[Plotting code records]
===============

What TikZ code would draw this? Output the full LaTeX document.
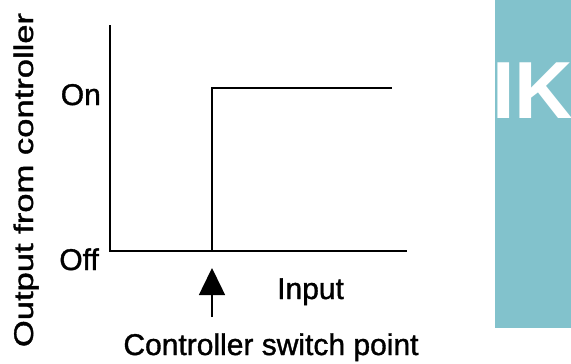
\documentclass[tikz,border=0pt]{standalone}
\usepackage{fontspec}
\setmainfont{Liberation Sans}
\newfontfamily\scanfont{Liberation Sans}[FakeBold=1.2]
\usepackage{tikz}
\usetikzlibrary{arrows.meta,positioning}
\definecolor{teal}{RGB}{130,194,204}
\tikzset{
  axisline/.style={draw=black, line width=2.8pt, line join=miter},
  lbl/.style={font=\scanfont\fontsize{30}{36}\selectfont, inner sep=0pt},
  pointer/.style={draw=black, line width=1.5pt, -{Triangle[length=27pt,width=26pt]}}
}
\begin{document}
\begin{tikzpicture}[x=1pt, y=-1pt]
    \useasboundingbox (0,0) rectangle (571,364);
    % side panel
    \begin{scope}
      \clip (495,0) rectangle (571,328);
      \fill[teal] (495,0) rectangle (571,328);
      \node[anchor=base west, inner sep=0pt, text=white, font=\fontsize{81}{90}\selectfont\bfseries] (ik) at (492,118) {IK};
    \end{scope}

    \coordinate (ytop) at (110,25);
    \coordinate (origin) at (110,251);
    \coordinate (xend) at (407,251);
    \coordinate (swlow) at (212,251);
    \coordinate (swhigh) at (212,88);
    \coordinate (onend) at (392,88);
    \coordinate (tail) at (212,317);
    \coordinate (tip) at (212,268);

    \draw[axisline] (ytop) -- (origin) -- (xend);
    \draw[axisline] (swlow) -- (swhigh) -- (onend);
    \draw[pointer] (tail) -- (tip);

    \node[lbl, anchor=base east] (on) at (101,105) {On};
    \node[lbl, anchor=base east] (off) at (99,270) {Off};
    \node[lbl, anchor=base west] (input) at (277,299) {Input};
    \node[lbl, anchor=base] (switch) at (271,355) {Controller switch point};
    \node[inner sep=0pt, anchor=base, rotate=90, font=\scanfont\fontsize{27}{32}\selectfont] (ylabel) at (33,180) {\scalebox{1.28}[1]{Output from controller}};
  \end{tikzpicture}
\end{document}
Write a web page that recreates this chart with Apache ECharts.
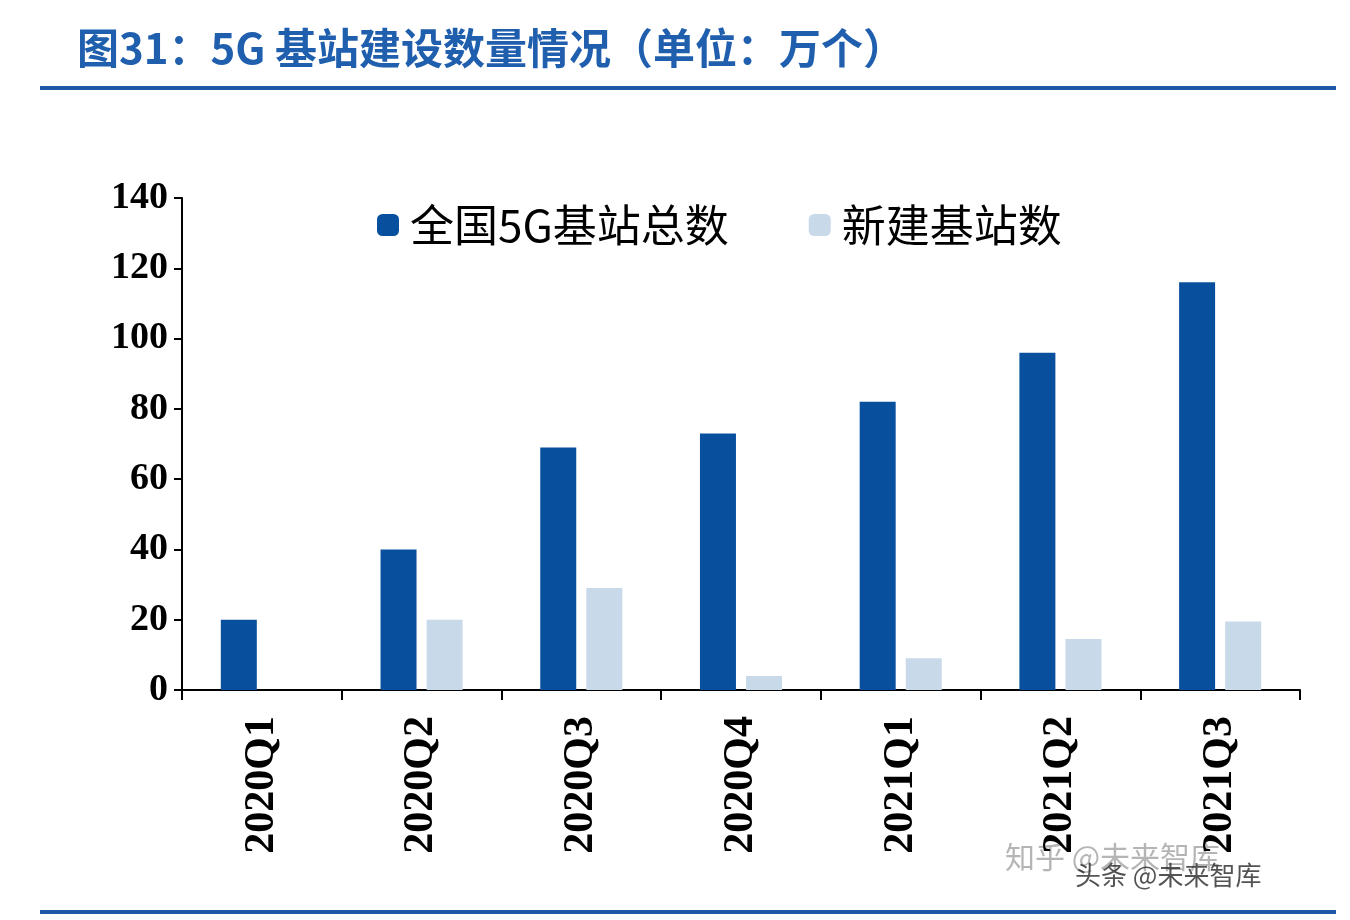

===============

→ **What you have to do**
Repeat the data exactly, without the pictures.

→ **The result**
What TikZ code would draw this? Output the full LaTeX document.
\documentclass[tikz,border=0pt]{standalone}
\usepackage{fontspec}
\setmainfont{Liberation Sans}
\newfontfamily\scanfont{Liberation Sans}[FakeBold=1.2]
\usepackage{tikz}
\usetikzlibrary{arrows.meta,positioning}
\definecolor{teal}{RGB}{130,194,204}
\tikzset{
  axisline/.style={draw=black, line width=2.8pt, line join=miter},
  lbl/.style={font=\scanfont\fontsize{30}{36}\selectfont, inner sep=0pt},
  pointer/.style={draw=black, line width=1.5pt, -{Triangle[length=27pt,width=26pt]}}
}
\begin{document}
\begin{tikzpicture}[x=1pt, y=-1pt]
    \useasboundingbox (0,0) rectangle (571,364);
    % side panel
    \begin{scope}
      \clip (495,0) rectangle (571,328);
      \fill[teal] (495,0) rectangle (571,328);
      \node[anchor=base west, inner sep=0pt, text=white, font=\fontsize{81}{90}\selectfont\bfseries] (ik) at (492,118) {IK};
    \end{scope}

    \coordinate (ytop) at (110,25);
    \coordinate (origin) at (110,251);
    \coordinate (xend) at (407,251);
    \coordinate (swlow) at (212,251);
    \coordinate (swhigh) at (212,88);
    \coordinate (onend) at (392,88);
    \coordinate (tail) at (212,317);
    \coordinate (tip) at (212,268);

    \draw[axisline] (ytop) -- (origin) -- (xend);
    \draw[axisline] (swlow) -- (swhigh) -- (onend);
    \draw[pointer] (tail) -- (tip);

    \node[lbl, anchor=base east] (on) at (101,105) {On};
    \node[lbl, anchor=base east] (off) at (99,270) {Off};
    \node[lbl, anchor=base west] (input) at (277,299) {Input};
    \node[lbl, anchor=base] (switch) at (271,355) {Controller switch point};
    \node[inner sep=0pt, anchor=base, rotate=90, font=\scanfont\fontsize{27}{32}\selectfont] (ylabel) at (33,180) {\scalebox{1.28}[1]{Output from controller}};
  \end{tikzpicture}
\end{document}
Write a web page that recreates this chart with Apache ECharts.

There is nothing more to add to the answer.